(Plotting code records)
_____

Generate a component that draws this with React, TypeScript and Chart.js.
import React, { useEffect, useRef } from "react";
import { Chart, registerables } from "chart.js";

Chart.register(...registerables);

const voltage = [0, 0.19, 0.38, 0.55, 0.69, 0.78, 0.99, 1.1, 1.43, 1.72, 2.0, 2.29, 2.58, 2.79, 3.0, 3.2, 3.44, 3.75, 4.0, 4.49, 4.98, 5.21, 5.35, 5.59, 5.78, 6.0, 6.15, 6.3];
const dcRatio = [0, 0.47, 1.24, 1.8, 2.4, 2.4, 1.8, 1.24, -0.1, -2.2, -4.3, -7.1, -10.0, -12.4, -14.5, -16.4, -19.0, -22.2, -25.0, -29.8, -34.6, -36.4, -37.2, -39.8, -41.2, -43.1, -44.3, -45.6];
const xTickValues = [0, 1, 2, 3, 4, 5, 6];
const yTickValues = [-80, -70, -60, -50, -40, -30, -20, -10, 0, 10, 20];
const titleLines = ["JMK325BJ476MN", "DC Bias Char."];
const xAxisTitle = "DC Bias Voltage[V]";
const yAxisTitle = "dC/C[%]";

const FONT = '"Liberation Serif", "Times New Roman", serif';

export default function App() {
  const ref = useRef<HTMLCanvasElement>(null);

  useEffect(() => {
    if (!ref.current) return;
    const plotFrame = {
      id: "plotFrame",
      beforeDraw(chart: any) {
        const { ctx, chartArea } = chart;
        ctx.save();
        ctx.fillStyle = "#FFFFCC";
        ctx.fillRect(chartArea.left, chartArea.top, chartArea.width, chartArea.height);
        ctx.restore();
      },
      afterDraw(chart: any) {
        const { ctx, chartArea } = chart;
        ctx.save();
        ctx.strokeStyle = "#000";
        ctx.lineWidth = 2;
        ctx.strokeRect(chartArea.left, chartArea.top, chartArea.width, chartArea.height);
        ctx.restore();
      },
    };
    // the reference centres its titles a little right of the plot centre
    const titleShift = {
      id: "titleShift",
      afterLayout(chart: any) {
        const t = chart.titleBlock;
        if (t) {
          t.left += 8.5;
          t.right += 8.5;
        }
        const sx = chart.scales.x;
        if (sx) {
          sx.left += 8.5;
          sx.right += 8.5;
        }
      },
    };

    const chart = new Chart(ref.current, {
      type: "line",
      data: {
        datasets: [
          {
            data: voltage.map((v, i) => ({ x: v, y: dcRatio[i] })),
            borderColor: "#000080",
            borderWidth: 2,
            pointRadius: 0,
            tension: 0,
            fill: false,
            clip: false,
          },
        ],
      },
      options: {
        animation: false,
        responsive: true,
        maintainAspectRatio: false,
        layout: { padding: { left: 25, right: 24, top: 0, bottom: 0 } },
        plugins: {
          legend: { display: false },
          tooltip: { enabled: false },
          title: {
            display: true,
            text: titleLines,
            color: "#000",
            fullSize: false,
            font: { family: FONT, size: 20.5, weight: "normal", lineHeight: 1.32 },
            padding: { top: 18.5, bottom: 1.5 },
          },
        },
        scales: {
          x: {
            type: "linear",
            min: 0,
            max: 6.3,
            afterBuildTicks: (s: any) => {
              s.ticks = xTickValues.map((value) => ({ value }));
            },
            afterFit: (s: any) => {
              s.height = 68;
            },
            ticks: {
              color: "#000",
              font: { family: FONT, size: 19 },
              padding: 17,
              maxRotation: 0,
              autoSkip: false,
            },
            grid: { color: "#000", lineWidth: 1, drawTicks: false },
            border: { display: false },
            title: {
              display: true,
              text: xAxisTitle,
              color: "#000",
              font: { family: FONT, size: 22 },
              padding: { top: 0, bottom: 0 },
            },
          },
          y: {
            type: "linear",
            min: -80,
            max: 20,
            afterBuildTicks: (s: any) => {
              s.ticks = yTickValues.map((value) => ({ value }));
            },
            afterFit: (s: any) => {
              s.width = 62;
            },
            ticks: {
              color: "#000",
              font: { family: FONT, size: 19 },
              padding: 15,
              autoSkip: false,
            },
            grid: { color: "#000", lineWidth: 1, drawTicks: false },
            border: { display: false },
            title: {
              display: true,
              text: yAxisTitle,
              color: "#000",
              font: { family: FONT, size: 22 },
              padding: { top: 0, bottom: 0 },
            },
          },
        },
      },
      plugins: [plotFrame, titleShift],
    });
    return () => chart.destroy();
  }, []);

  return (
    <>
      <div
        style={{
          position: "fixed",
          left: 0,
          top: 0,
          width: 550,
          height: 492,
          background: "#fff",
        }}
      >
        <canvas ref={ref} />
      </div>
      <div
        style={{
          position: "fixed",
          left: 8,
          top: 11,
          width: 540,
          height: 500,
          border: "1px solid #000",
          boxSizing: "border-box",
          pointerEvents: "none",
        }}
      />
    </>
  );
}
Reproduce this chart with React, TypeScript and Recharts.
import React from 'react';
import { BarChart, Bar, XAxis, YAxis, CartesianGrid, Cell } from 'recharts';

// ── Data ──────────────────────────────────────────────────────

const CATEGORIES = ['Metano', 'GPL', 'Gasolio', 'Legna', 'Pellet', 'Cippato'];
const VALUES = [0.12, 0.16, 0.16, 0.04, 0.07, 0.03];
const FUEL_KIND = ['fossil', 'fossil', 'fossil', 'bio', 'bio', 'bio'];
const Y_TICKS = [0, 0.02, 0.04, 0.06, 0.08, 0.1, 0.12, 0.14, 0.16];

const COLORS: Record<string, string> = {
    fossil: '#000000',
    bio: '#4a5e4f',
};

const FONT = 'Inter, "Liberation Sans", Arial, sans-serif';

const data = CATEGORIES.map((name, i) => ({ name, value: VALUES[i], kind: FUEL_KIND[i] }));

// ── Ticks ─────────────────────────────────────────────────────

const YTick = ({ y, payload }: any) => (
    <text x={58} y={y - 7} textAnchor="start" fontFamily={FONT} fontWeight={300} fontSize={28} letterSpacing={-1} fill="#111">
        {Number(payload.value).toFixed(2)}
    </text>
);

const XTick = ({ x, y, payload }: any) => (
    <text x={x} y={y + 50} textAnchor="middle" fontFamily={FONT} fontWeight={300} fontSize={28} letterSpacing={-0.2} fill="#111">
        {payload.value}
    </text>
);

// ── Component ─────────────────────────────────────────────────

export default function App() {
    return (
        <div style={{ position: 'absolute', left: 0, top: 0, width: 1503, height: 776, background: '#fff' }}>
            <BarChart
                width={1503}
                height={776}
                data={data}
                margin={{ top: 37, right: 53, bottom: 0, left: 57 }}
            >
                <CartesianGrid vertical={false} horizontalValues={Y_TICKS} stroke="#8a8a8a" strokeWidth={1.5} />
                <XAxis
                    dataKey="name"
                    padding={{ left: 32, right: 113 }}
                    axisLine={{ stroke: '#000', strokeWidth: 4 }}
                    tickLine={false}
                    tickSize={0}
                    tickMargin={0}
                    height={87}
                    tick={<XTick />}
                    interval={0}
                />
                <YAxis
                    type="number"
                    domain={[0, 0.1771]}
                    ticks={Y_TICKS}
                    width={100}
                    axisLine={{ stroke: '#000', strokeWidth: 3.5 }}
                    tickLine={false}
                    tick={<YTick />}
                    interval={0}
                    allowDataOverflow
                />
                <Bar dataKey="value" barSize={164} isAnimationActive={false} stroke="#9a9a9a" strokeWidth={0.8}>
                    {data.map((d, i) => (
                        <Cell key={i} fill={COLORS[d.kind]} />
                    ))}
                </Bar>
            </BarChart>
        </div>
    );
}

_____

= Challenge =
Find each line holding the string "TypeScript" and copy it out.

= Exercise solution =
Generate a component that draws this with React, TypeScript and Chart.js.
Reproduce this chart with React, TypeScript and Recharts.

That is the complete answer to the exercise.